To the entrance (NW) elevation, a large armorial panel with the Stirling family motto 'Gang forward' is set above the bolection moulded doorpiece. The carved dormerheads to the pair of 1st floor breaking eaves windows are decorated with strapwork to their upper parts and inscribed with the initial A. S. (Archibald Stirling). The adjoining wing wall to the left is punctured by a large round arched gateway with an oversized keystone and voussoirs giving access to the courtyard. The NW gable end of the former stable block is enlivened by a small capped stair turret which sits below the majority of the gable end. The SW (garden) elevation has a large late 20th century conservatory centred at the ground floor with a balcony created to its roof. The central window to the 1st floor has been lengthened and gives access to the balcony. The dormerheads are simpler than those to the NW. The 2-bay service and bedroom wing is set back from the main façade. It extends out to the NE creating a corresponding arm to that of the entrance wing. The wing wall to the SE is lower than that of the NW, a doorway is set to the centre. The stable block is plain to its SE and NE elevations, stone dormerheads employed throughout the building are not featured to the NE, as this elevation is fairly obscured.
Dormerheads are though employed to the elevation of the stable block which faces into the internal courtyard as family and house guests would have been familiar with this part of the building as they mounted and dismounted their horses. The ground floor of the stable block has been reconfigured to offer modern accommodation. The rear elevation of the house which faces into the courtyard is plain and unadorned, both gable ends are crowstepped, that to the service wing is set lower.
Interior
The interior of the house has been designed to a very high standard employing some interesting Wrenaissance detailing. Common features to the majority of the principal ground floor rooms include moulded doorpieces with overdoors, parquet flooring, Jacobean revival cornice work and a series of fine chimneypieces with cast-iron hob grates. The entrance leads into a panelled painted timber vestibule which gives access to the central hall. The hall is painted panelled timber with a number of reeded ionic columns and pilasters, some of which frame the dogleg stair. The former smoking room has polished oak panelling with a bolection marble and lugged timber chimneypiece framed by a pair of ionic pilasters supporting a cornice. A corridor running off the hall gives access to the dining room with further service rooms including the butler's pantry and kitchen set off from this. The butler's pantry retains its original cupboards, which have been recently restored, 2004. The stairwell to the 1st floor is enclosed by an arcade of ionic columns with Jacobean style plasterwork. The hall corridor running to part of the 1st floor has a simple barrel vault. A series of bedrooms and bathrooms run off the hall with simple decoration and coomed ceilings.
Materials
Painted white render with dressed sandstone to openings, margins, base course, eaves cornice, dormerheads, crowsteps and stacks. 4-panelled timber main door with multi-paned letterbox fanlight. Predominantly 12-pane timber sash and case windows. Grey slate pitched roofs. Stacks arranged predominantly to gable apexes, ridge stack to service block, pair of wallhead stacks to stable block. Stacks; rendered with exposed margins to house, ashlar to service/bedroom wing, rendered to stable block. Cast-iron rainwater goods with decorative hoppers.
Lodge
1910. Symmetrical, simple, single storey, L-shaped lodge. A 1763 date stone reputedly taken from a former farm house to the site is placed above the doorway. Bipartite windows flank the door. Timber boarded door with multi-paned fanlight, 12-pane timber sash and case windows to principal windows.

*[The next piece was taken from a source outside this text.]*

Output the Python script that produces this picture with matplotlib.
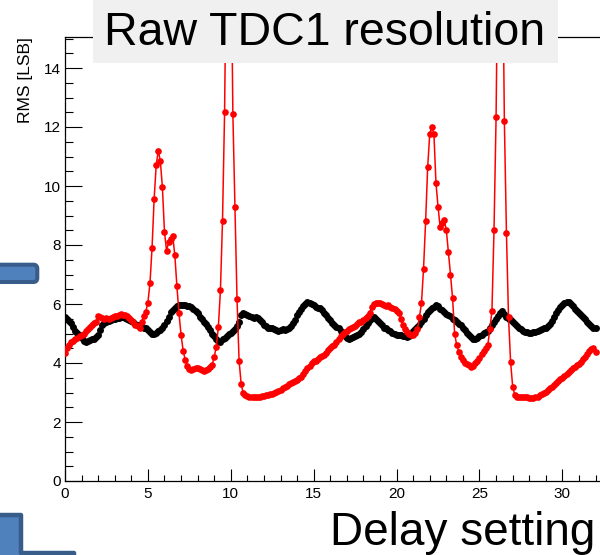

White painted render with exposed sandstone dressings to openings and margins. Pitched grey slate roof with modern ventilators, exposed rafters. Rendered gable apex stacks with cans. Cast-iron rainwater goods.
Motor House/Kennels/Byre
1910. Rectangular-plan multi-purpose building. To the rear the building is missing its doors and windows, and is in some state of deterioration, 2004. 2 large doors to the SW gable give access to a large space which would have been used to garage motor vehicles. The ceiling is timber boarded with a central ventilator joined to the ventilator of the gable apex. To the SE elevation is a kennel with cast iron railings to an enclosure. To the rear of the building is to be found a compartment which housed a former byre/dairy. A stack to the rear possibly indicates that this may have also served as a bothy. Harled walls, sections to the rear have deteriorated. Pitched grey slate roof, coped ashlar skews with scroll skewputts.
Major Roy's map indicates that a farming township was situated at Ardchullarie More in the mid 18th century, then called Aldchulery. The 1st edition map shows a building sited where the lodge is built, it was probably pulled down at the time the shooting lodge was built. It is believed that this building was a farmhouse where the early African explorer James Bruce of Kinniard (1730-1794) wrote his account in 1768 of his journey to the source of the Blue Nile. The 1st edition Ordnance Survey appears to show the township had been been deserted by 1863-63.
It is believed by the owner that the house may have been commissioned to celebrate the marriage of Colonel Archibald Stirling of Keir. Colonel Stirling's son, David Stirling, is credited as founding the S.A.S.